- Exercise directions -
Leave out the pictures, and retype only the lines from the beginning of the material through the line that contains "(m3c) at (575,580);", including both.

- Source material -

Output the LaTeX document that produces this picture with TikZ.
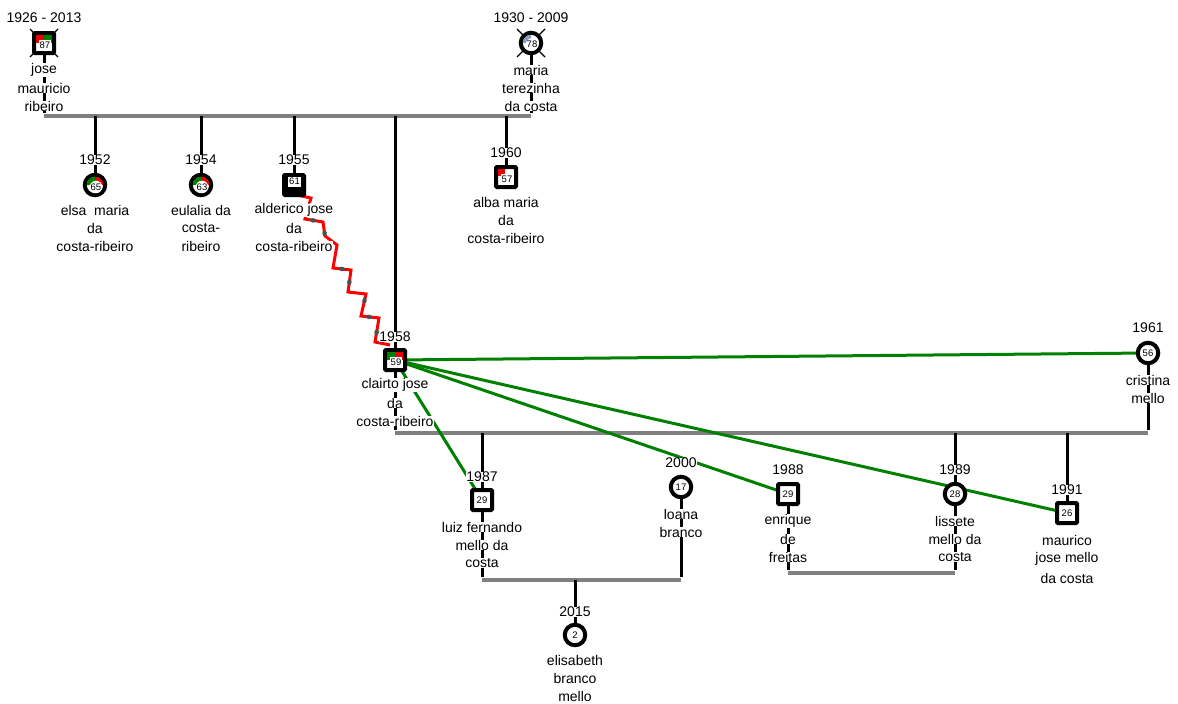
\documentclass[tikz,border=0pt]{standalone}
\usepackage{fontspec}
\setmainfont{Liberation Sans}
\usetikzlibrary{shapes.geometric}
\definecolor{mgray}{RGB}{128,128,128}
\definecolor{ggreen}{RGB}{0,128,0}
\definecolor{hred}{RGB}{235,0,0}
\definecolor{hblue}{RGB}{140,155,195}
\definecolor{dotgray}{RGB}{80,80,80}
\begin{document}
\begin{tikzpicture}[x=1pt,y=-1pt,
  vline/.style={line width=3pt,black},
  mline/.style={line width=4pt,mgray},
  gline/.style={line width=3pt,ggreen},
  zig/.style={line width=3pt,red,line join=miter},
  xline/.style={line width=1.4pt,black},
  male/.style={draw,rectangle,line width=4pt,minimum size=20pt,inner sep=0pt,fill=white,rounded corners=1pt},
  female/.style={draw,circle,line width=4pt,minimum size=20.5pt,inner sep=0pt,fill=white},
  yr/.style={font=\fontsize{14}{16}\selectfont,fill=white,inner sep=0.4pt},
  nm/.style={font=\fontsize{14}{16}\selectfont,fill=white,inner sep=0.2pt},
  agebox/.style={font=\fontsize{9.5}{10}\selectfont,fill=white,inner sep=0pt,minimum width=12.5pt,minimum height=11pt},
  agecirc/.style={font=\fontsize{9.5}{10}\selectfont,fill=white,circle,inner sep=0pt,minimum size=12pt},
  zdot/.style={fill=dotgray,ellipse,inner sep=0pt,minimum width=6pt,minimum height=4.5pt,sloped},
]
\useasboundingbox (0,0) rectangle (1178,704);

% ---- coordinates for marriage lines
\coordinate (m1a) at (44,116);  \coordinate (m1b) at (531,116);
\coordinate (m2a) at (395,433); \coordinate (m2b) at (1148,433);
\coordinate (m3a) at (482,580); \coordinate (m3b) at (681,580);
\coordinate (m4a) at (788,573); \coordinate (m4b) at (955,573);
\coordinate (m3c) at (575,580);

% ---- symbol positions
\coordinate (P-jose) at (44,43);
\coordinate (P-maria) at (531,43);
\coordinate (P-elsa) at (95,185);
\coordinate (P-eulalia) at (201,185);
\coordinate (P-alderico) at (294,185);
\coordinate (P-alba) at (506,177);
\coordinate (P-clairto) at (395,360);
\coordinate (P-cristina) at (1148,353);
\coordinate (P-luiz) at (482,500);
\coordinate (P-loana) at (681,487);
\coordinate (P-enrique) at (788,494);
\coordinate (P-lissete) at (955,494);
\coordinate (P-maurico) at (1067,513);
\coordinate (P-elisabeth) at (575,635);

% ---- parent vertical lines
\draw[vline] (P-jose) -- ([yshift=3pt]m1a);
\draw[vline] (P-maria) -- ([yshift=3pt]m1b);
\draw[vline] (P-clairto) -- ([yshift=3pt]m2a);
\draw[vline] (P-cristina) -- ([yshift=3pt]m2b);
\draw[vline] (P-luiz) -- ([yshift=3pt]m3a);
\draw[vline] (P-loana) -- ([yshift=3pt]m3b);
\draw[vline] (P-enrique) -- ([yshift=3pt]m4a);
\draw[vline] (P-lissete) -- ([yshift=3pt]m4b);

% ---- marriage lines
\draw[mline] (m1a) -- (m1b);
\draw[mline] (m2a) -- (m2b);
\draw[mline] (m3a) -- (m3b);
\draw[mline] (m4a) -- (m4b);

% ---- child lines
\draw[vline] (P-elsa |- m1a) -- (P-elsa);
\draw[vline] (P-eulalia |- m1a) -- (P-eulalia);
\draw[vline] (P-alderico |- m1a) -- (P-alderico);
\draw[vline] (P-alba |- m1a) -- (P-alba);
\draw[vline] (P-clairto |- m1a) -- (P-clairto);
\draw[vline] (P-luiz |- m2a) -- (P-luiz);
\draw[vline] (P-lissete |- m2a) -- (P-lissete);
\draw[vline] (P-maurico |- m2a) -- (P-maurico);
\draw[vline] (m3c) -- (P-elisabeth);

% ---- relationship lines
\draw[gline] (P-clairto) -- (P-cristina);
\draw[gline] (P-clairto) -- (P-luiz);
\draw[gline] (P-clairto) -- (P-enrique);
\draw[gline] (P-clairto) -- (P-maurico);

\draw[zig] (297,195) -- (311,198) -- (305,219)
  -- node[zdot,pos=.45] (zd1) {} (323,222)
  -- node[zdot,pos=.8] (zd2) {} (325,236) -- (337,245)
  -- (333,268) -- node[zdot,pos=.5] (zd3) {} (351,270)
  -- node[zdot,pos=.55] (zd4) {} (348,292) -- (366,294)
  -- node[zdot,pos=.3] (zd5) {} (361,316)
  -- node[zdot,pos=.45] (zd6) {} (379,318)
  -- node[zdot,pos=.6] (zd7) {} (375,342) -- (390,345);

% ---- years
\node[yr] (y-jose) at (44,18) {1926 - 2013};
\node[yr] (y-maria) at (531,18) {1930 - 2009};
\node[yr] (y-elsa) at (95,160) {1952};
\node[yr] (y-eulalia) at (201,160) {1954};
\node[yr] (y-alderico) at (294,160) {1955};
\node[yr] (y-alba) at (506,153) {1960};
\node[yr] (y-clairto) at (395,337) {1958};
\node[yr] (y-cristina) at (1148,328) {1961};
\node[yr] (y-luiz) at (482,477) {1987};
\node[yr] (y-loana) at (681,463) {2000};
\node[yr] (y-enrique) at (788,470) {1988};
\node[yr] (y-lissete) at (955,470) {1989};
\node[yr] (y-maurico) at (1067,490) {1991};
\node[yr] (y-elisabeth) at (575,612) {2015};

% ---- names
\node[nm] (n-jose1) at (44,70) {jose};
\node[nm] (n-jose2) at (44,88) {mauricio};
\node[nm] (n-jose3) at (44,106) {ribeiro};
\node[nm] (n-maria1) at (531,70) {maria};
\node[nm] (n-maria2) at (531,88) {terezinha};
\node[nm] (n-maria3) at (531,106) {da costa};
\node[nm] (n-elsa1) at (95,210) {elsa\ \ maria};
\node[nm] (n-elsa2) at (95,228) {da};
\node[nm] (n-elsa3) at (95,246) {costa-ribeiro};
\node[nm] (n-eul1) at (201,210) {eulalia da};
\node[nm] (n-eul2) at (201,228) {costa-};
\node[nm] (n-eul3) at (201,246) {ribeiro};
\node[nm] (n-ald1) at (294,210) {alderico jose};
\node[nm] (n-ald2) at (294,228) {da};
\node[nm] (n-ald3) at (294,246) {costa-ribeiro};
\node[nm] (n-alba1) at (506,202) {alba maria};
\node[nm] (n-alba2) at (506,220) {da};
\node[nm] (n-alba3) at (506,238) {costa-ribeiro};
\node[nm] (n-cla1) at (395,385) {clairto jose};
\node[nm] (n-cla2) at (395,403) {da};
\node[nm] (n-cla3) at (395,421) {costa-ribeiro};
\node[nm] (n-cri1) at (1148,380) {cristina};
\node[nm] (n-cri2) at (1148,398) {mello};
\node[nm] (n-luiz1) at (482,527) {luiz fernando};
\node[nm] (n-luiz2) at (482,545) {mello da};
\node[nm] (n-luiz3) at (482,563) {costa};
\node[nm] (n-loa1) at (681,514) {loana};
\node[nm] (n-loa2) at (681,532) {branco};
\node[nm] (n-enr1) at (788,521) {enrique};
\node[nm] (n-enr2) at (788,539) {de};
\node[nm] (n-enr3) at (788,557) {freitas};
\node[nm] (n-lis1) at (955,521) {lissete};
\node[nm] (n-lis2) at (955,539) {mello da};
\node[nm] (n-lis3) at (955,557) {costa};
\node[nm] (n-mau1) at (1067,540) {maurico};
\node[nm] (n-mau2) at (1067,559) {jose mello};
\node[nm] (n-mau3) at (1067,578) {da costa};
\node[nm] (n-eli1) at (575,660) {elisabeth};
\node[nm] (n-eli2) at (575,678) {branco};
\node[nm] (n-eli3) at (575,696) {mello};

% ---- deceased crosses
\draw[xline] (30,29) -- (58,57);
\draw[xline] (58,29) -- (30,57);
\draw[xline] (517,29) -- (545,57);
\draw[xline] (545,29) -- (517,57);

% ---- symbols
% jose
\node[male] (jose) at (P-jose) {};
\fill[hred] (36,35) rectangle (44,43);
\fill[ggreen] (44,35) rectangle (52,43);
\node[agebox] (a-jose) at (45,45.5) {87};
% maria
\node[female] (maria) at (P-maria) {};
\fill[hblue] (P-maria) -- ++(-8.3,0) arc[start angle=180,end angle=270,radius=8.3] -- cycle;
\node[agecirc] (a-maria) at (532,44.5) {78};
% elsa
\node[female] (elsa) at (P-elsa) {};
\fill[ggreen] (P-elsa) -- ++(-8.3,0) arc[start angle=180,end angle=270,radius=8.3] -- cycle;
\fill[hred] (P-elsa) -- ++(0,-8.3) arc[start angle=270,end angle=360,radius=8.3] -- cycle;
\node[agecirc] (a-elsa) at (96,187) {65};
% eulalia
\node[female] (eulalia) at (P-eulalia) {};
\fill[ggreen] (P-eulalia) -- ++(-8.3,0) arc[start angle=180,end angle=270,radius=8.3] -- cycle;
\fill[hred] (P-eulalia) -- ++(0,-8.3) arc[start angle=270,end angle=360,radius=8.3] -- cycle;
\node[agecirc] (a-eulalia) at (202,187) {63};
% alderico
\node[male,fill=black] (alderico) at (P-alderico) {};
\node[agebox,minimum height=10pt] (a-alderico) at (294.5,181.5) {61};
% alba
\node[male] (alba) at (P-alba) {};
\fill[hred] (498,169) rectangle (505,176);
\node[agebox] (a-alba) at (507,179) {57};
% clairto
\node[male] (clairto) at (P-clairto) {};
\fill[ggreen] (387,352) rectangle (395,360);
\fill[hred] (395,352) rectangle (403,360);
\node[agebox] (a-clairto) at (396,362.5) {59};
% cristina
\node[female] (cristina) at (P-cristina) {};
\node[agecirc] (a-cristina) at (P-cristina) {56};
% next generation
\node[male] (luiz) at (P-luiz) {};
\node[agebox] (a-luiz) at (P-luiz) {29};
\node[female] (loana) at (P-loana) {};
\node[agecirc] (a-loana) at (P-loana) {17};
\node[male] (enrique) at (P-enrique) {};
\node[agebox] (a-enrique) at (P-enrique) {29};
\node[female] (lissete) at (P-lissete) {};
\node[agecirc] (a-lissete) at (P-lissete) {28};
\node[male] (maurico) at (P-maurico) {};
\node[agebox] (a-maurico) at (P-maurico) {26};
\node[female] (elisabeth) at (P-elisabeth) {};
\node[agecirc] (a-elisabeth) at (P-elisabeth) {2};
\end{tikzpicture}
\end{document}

- Complete answer -
Output the LaTeX document that produces this picture with TikZ.
\documentclass[tikz,border=0pt]{standalone}
\usepackage{fontspec}
\setmainfont{Liberation Sans}
\usetikzlibrary{shapes.geometric}
\definecolor{mgray}{RGB}{128,128,128}
\definecolor{ggreen}{RGB}{0,128,0}
\definecolor{hred}{RGB}{235,0,0}
\definecolor{hblue}{RGB}{140,155,195}
\definecolor{dotgray}{RGB}{80,80,80}
\begin{document}
\begin{tikzpicture}[x=1pt,y=-1pt,
  vline/.style={line width=3pt,black},
  mline/.style={line width=4pt,mgray},
  gline/.style={line width=3pt,ggreen},
  zig/.style={line width=3pt,red,line join=miter},
  xline/.style={line width=1.4pt,black},
  male/.style={draw,rectangle,line width=4pt,minimum size=20pt,inner sep=0pt,fill=white,rounded corners=1pt},
  female/.style={draw,circle,line width=4pt,minimum size=20.5pt,inner sep=0pt,fill=white},
  yr/.style={font=\fontsize{14}{16}\selectfont,fill=white,inner sep=0.4pt},
  nm/.style={font=\fontsize{14}{16}\selectfont,fill=white,inner sep=0.2pt},
  agebox/.style={font=\fontsize{9.5}{10}\selectfont,fill=white,inner sep=0pt,minimum width=12.5pt,minimum height=11pt},
  agecirc/.style={font=\fontsize{9.5}{10}\selectfont,fill=white,circle,inner sep=0pt,minimum size=12pt},
  zdot/.style={fill=dotgray,ellipse,inner sep=0pt,minimum width=6pt,minimum height=4.5pt,sloped},
]
\useasboundingbox (0,0) rectangle (1178,704);

% ---- coordinates for marriage lines
\coordinate (m1a) at (44,116);  \coordinate (m1b) at (531,116);
\coordinate (m2a) at (395,433); \coordinate (m2b) at (1148,433);
\coordinate (m3a) at (482,580); \coordinate (m3b) at (681,580);
\coordinate (m4a) at (788,573); \coordinate (m4b) at (955,573);
\coordinate (m3c) at (575,580);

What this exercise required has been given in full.